March Madness was unquestionably risky business in 2016. With no clear favorite to win the college basketball national title and a host of teams capable of reaching the Final Four in Houston, fans flocked to hedge their bets.
Only one #1 seeded team reached the final two games, and #10 Syracuse was the Cinderella story of the tournament. Villanova’s first national title in 31 years provided big wins for the Philadelphia faithful who put money where their hearts were.
Though Las Vegas technically still won, holding only 2.1 percent of $458 million felt like watching money walk out the door to floor bosses.
Nevada sportsbooks have averaged a win percentage of more than five percent over the last three years.

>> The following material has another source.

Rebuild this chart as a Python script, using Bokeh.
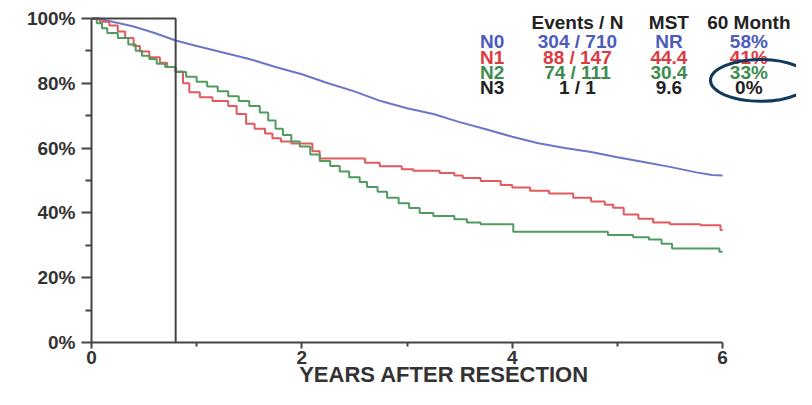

Casinos will experience a considerable drawback in betting totals in April as the month featured little to entice sports gamblers to Nevada. Fortunately, May is right around the corner, and with it comes the Kentucky Derby and Preakness horse racing spectacles.
Slots Pull Back
In addition to the sportsbooks, slots also had less than stellar performances for Nevada casinos. Though gamblers put $9.3 billion into the machines, the house won just 6.6 percent for a win of $616.6 million.
According to the UNLV Center for Gaming Research, the average hold rating for slot machines statewide in Nevada between 2004 and 2016 has been 6.9 percent. While a difference of 0.3 might seem trivial, when dealing with a figure of $9.3 billion it equates to a loss of roughly $28 million.